How do you calculate the ROI of willingness to pay research?
The ROI of WTP research is the revenue delta between your post-research pricing and what you would have charged without the research, minus the cost of the research itself. A common approach is to model three scenarios: no change, conservative improvement (5% price increase with 2% incremental churn), and base case. Most B2B SaaS companies at $10M to $50M ARR see 10x to 30x return on a well-scoped WTP study within 24 months.
What does willingness to pay research typically cost?

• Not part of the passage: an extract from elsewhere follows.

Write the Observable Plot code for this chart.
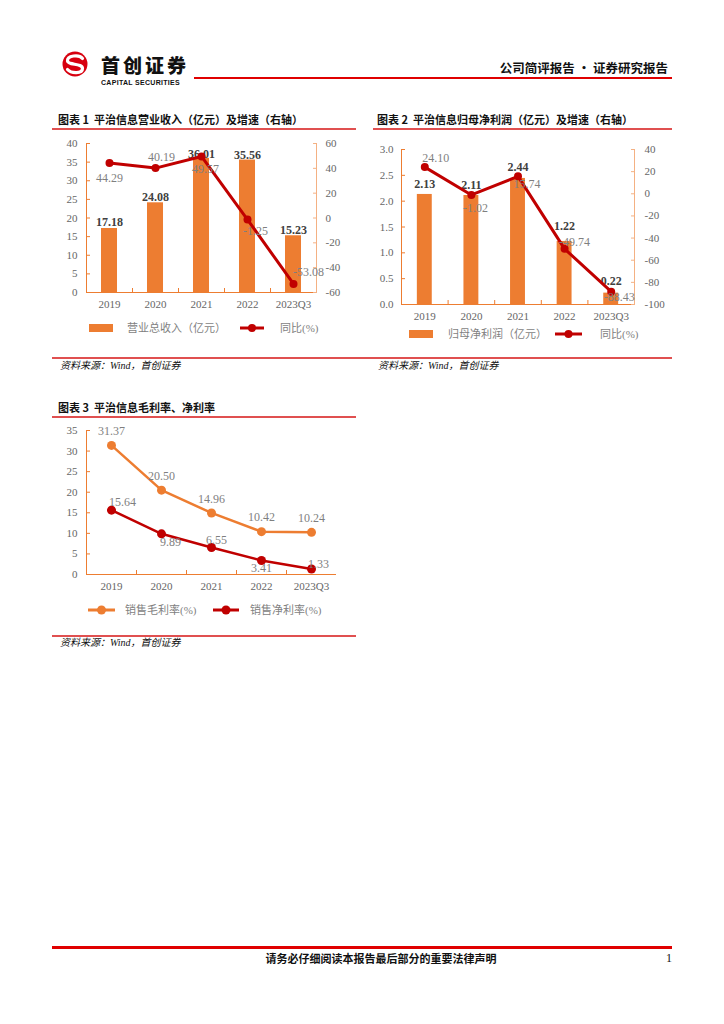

Costs range widely. An internal analysis using existing deal desk data costs mainly time, roughly 40 to 80 hours for a thorough review. A structured external study with customer interviews and quantitative modeling typically costs $25,000 to $75,000. Large-scale conjoint studies with representative samples cost $80,000 to $200,000 or more. The right investment level depends on your ARR, your pricing complexity, and how much revenue is at stake in the decision.
How quickly do companies typically see ROI from WTP research?
Companies that implement recommendations from WTP research typically see measurable revenue impact within 2 to 3 quarters of the first price change. The fastest outcomes occur when the research confirms an existing hypothesis and the implementation primarily involves updating deal desk governance rather than rebuilding packaging from scratch.